= TASK TO COMPLETE =
Using the records below, quote only the span that opens with the line containing "Rebuild this chart" and closes with the line containing "XAxis, YAxis, CartesianGrid", exactly and inclusively.

= INPUT RECORDS =
==============================
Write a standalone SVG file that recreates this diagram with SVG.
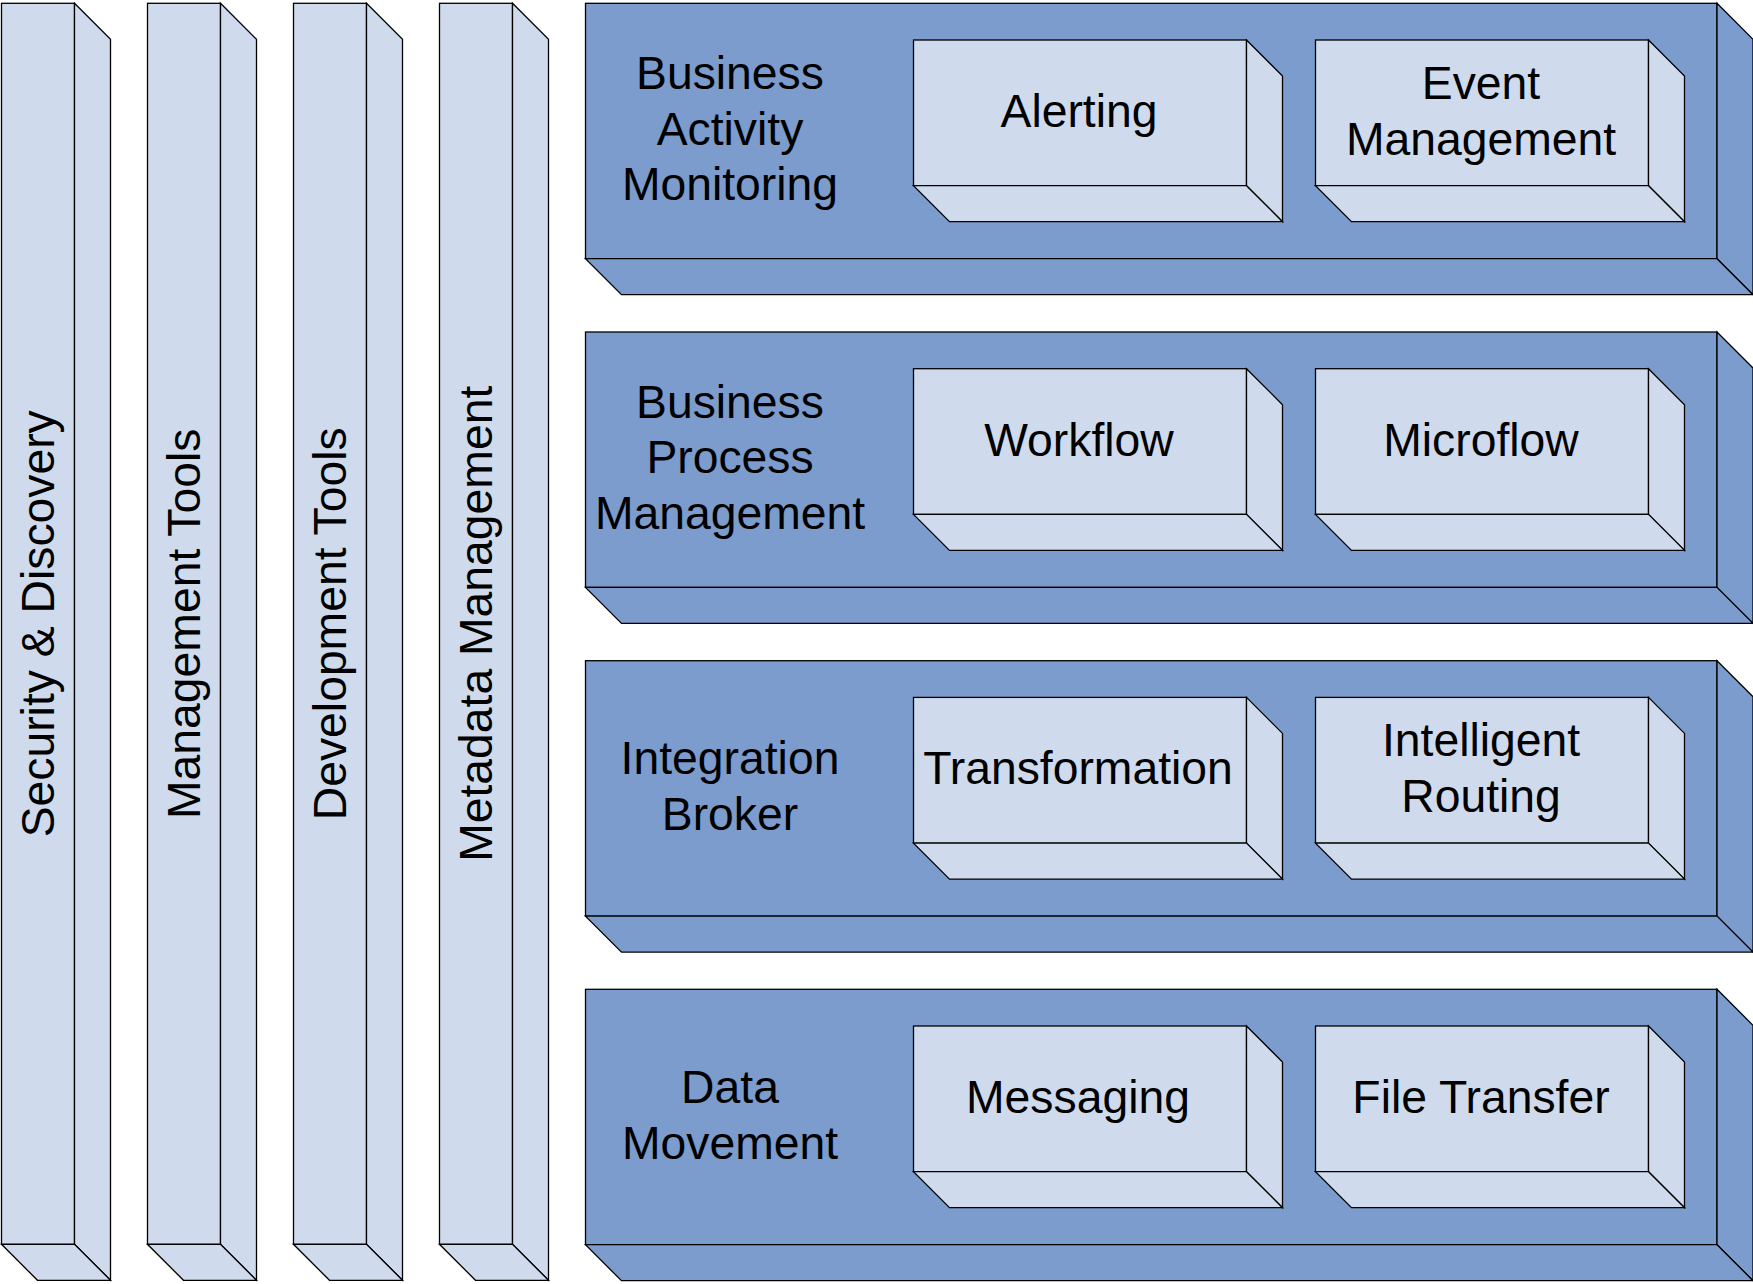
==============================
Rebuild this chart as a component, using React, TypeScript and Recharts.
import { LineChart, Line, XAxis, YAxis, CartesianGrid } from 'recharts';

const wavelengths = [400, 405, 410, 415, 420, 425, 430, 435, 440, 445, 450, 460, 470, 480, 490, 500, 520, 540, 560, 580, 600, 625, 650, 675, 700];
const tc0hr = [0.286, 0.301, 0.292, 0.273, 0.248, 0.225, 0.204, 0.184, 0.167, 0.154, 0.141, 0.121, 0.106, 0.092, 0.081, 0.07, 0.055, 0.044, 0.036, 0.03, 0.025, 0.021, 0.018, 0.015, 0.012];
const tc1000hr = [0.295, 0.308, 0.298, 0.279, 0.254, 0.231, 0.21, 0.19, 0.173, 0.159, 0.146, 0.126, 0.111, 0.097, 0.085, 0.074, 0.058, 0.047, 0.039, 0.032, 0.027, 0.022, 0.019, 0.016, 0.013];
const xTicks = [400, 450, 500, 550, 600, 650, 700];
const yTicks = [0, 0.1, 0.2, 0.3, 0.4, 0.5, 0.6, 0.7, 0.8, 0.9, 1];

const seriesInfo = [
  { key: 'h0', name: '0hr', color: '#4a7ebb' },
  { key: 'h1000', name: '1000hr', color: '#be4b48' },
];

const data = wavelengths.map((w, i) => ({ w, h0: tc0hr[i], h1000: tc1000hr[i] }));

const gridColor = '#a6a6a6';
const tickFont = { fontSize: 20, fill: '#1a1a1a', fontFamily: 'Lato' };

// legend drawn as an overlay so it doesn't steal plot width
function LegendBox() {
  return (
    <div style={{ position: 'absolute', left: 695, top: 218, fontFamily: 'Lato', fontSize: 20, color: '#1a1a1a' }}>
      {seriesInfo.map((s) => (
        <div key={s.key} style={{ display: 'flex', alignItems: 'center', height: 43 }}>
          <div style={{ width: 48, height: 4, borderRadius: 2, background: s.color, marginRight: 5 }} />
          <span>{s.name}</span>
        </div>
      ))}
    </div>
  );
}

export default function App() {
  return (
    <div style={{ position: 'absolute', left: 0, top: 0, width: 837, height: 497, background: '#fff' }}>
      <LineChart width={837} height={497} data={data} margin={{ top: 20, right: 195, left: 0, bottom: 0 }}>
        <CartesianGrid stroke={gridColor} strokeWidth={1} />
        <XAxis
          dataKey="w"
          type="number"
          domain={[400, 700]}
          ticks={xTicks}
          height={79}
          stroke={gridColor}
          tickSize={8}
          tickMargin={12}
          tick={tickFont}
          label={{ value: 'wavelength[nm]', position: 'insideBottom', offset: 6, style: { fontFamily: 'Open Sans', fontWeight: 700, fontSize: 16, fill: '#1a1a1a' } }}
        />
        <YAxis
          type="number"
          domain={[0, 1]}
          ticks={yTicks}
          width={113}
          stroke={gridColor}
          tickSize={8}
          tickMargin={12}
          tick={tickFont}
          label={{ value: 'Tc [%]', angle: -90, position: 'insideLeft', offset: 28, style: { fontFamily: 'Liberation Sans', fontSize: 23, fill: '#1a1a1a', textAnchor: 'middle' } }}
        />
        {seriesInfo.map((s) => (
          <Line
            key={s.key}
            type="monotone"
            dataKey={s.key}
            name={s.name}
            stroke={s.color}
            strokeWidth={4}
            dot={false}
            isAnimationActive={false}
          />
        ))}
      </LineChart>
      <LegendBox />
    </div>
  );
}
==============================
= EXPECTED ANSWER =
Rebuild this chart as a component, using React, TypeScript and Recharts.
import { LineChart, Line, XAxis, YAxis, CartesianGrid } from 'recharts';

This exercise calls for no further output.